1993-2003 Nogmaals Menuhin

„De dood van Menuhin overschaduwt dit decennium. De gebeurtenis vernielde iets moois in mijn leven. Hij stierf op 12 maart 1999. Zijn laatste brief was aan mij gericht, geschreven op de 11de, aangekomen op de 13de. ‘Een zin voor het nederige en oneindige beheerst me’, schreef hij. Daarna trok ik me negen maanden in alle eenzaamheid terug om een boek over hem te schrijven. De zondag voor zijn dood had hij een concert ergens buiten München gehad en keerde laat terug. De gezondheid van zijn vrouw was broos, dus ging hij nog even terug naar Londen met een privéjet om zijn vrouw te zien. De ontmoeting deed hem veel verdriet. Ze overstelpte hem met verwijten. Hij vertrok naar Berlijn met een zwaar gemoed. Daar aangekomen belandde hij in het ziekenhuis met ademhalingsproblemen. De eerste dagen ging het beter. Maar op donderdag deed zich een crisis voor en stierf hij. Nergens in zijn brief schreef hij iets wat erop duidde dat hij de dood voelde naderen. Hij was de meest iconische klassiek musicus van de twintigste eeuw, een universele figuur die stond voor idealen die breder dan muziek waren, en die de open geest en verbeelding uit de kindertijd wist te bewaren.”

2003-2013 Dietrich Fischer-Dieskau

„Met de Duitse bariton Dietrich Fischer-Dieskau (1925-2012) werkte ik ruim twintig jaar, van het einde van de jaren tachtig tot aan zijn dood. Ik kon met bewondering kijken naar zijn toewijding. Hij bezat een groot ego maar tegelijkertijd een geplaagde geest. ‘Ich denke’, zei hij op een dag, ‘ich habe umsonst gelebt.’ De kwellende angst voor een vergeefs bestaan. De gruwelijke bekentenis trof me. Hoe immens is zijn bijdrage aan het Duitse lied, de opera, het oratorium? Zijn eerste opname van Bachs Matthäus-Passion op zijn 22ste in 1947. De aria ‘Mache dich, mein Herze, rein’. Wonderbaarlijk.”

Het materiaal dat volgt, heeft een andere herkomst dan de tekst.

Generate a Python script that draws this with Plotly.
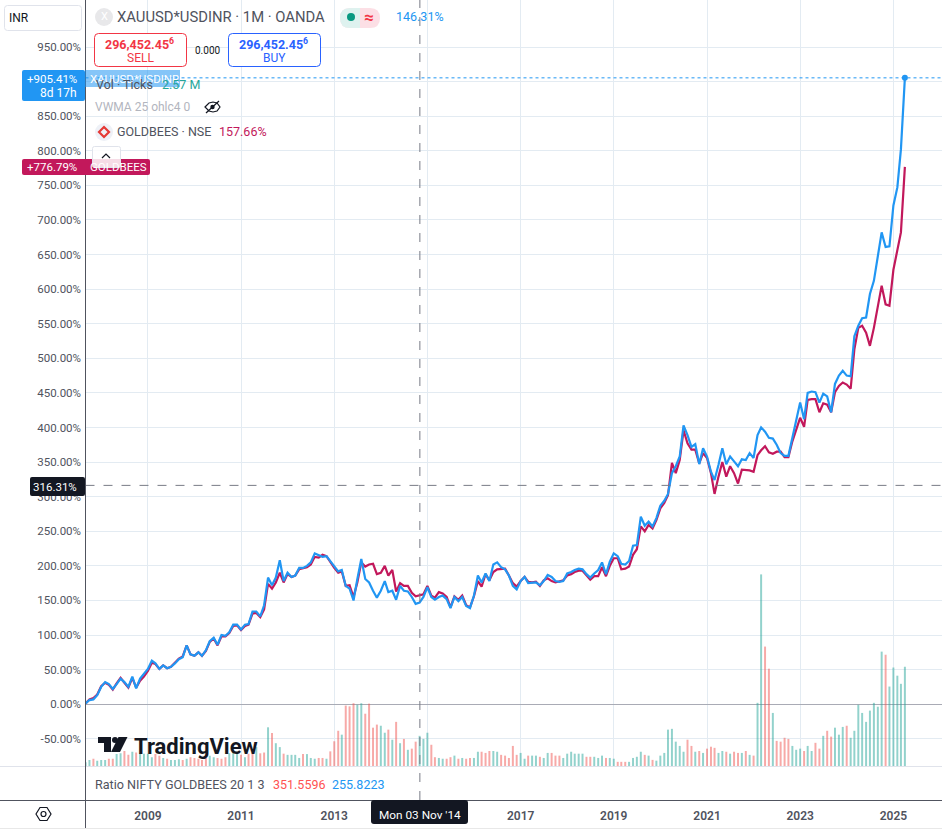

2013-2023 Een nieuwe generatie

„De laatste tien jaar heb ik me vooral gericht op een nieuwe generatie musici. Een film over Bachs Goldbergvariaties met de Franse pianist David Fray (1981). De roadmovie met de eigenzinnige Poolse pianist Piotr Anderszewski (1969), een magiër die niet gelooft in de bestaande conventies over een muzikale loopbaan. En nu een documentaire over het jonge Quatuor Arod. Het strijkkwartet is een soort obsessie. Het gevoel van roeping dat erbij hoort, die volledige overgave die ik herkende in de Arod-jongens. En de andere musici die ik filmde, dat zal me tot mijn dood blijven fascineren.”